Permitting matters too. A restaurant hood, refrigeration install, fuel-related system, or food-service replacement may need parish or local inspection timing before it can be used. In historic parts of New Orleans, exterior work and tenant improvements can slow down a project. We see the same pattern after storms: owners want the purchase done, but they also need to clear the local checks that let the business reopen cleanly.
That is why Louisiana buyers tend to favor equipment that restores revenue fast. Backup generators, used coolers, prep tables, pallet jacks, shelving, ice machines, and counter systems are common because they get the shop selling again instead of sitting in a project queue.
How we structure it
We do not treat this like a traditional term loan. Merchant cash advance financing for small business owners and retailers is built around future receivables, so the cash goes out fast and repayment comes back as a daily or weekly pull from sales or deposits. That flexibility is the draw in Louisiana, especially when the business needs to protect payroll, inventory, and storm-season reserves at the same time.
The money is usually used to buy the equipment outright from a dealer, auction house, or private seller. Sometimes that means a used fryer from an equipment reseller in Metairie, sometimes a refrigerated case from a closing retailer in Baton Rouge, and sometimes a generator or lift equipment that a shop needs before the next weather event. If the owner wants to preserve ownership over a longer horizon, a lease can make sense; if the goal is speed and cash preservation, the advance is often the simpler path.
When owners compare options, they usually compare us against bank-style equipment money. That is where the gaps show up. A bank file often wants 640+ FICO, 24+ months in business, and 3-6 months of bank statements. We lean harder on sales volume, deposit consistency, and whether the business can handle the remittance pattern without stress. Equipment loans and leases can stretch longer; a typical equipment-financing term range is 36-84 months, which is a different shape than an advance tied to receivables.
What we need from a Louisiana file
For Louisiana applicants, we want the basics assembled before we quote anything: a government ID, entity documents, recent bank statements, merchant processor statements, the equipment quote or invoice, and any tax returns that are available. If the equipment touches refrigeration, food prep, fuel, or another regulated use, pull the parish or state permit and inspection paperwork too. If the location sits in a flood-prone parish, insurance declarations help us understand how the asset will be protected after the next storm.
Time in business matters, even when the credit box is more flexible than a bank's. Older shops with steady deposits move cleaner, but newer Louisiana retailers can still fit if the sales are real and the cash flow is there. The main thing we are looking for is a business that can put the used equipment to work immediately and keep the advance from becoming another burden on the balance sheet.
Frequently asked questions
Can we use this for a used fryer, cooler, or POS system in Louisiana?

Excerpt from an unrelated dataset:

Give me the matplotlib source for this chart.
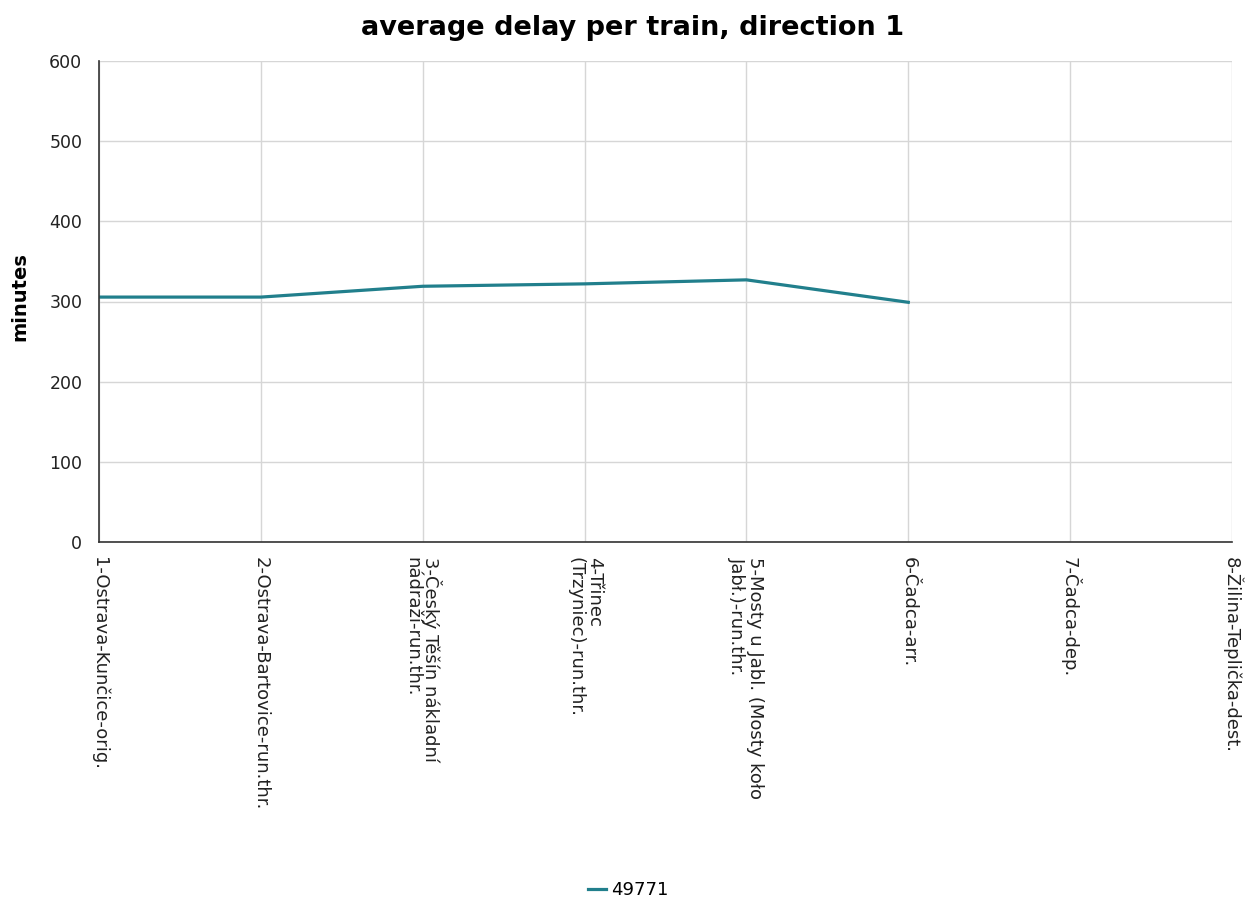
import numpy as np
import matplotlib.pyplot as plt

plt.rcParams["font.family"] = ["DejaVu Sans"]

stations = [
    "1-Ostrava-Kunčice-orig.",
    "2-Ostrava-Bartovice-run.thr.",
    "3-Český Těšín nákladní\nnádraží-run.thr.",
    "4-Třinec\n(Trzyniec)-run.thr.",
    "5-Mosty u Jabl. (Mosty koło\nJabł.)-run.thr.",
    "6-Čadca-arr.",
    "7-Čadca-dep.",
    "8-Žilina-Teplička-dest.",
]
train = "49771"
delay = [305.5, 305.5, 319, 322, 327, 299]

fig = plt.figure(figsize=(12.46, 9), dpi=100)
ax = fig.add_axes([99 / 1246, 1 - 542 / 900, (1232 - 99) / 1246, (542 - 61) / 900])

x = np.arange(len(stations))
ax.plot(x[:len(delay)], delay, color="#217f8c", lw=2.3, label=train)

ax.set_xlim(0, len(stations) - 1)
ax.set_ylim(0, 600)
ax.set_yticks(range(0, 601, 100))
ax.set_xticks(x)
ax.set_xticklabels(stations, rotation=270, ha="center", va="top",
                   multialignment="left", fontsize=13, linespacing=1.0)
ax.tick_params(axis="both", length=0, colors="#222222")
ax.tick_params(axis="x", pad=11)
ax.tick_params(axis="y", pad=12, labelsize=12.5)
ax.grid(True, color="#d6d6d6", lw=1)
ax.set_axisbelow(True)
for s in ["top", "right"]:
    ax.spines[s].set_visible(False)
for s in ["left", "bottom"]:
    ax.spines[s].set_color("#333333")
    ax.spines[s].set_linewidth(1.2)

fig.text(20 / 1246, 1 - 297 / 900, "minutes", rotation=90, fontsize=14,
         fontweight="bold", ha="center", va="center")
fig.text(633 / 1246, 1 - 28 / 900, "average delay per train, direction 1",
         fontsize=19.5, fontweight="bold", ha="center", va="center")

fig.legend(loc="center", bbox_to_anchor=(628 / 1246, 1 - 890 / 900), frameon=False,
           fontsize=13, handlelength=1.0, handletextpad=0.3)

fig.savefig("out.png", dpi=100)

Yes. That is the kind of buy we see most often in Louisiana: equipment that helps a store, restaurant, or counter generate sales right away. The fit is strongest when the purchase is tied to daily revenue and the remittance can ride on normal collections.
What paperwork should a Louisiana owner have ready?
Have a government ID, business bank statements, merchant processor statements, entity documents, recent tax returns if you have them, and the seller's quote or invoice. If the equipment needs parish, health, fire, or other inspection sign-off, pull that paperwork too.
Is a lease ever better than an MCA for used equipment?
Sometimes. If you want a longer payoff and a cleaner ownership path, a lease or equipment loan may fit better. If speed matters more and you want to protect cash for payroll, inventory, and storm-season operating costs, an MCA can be the faster bridge.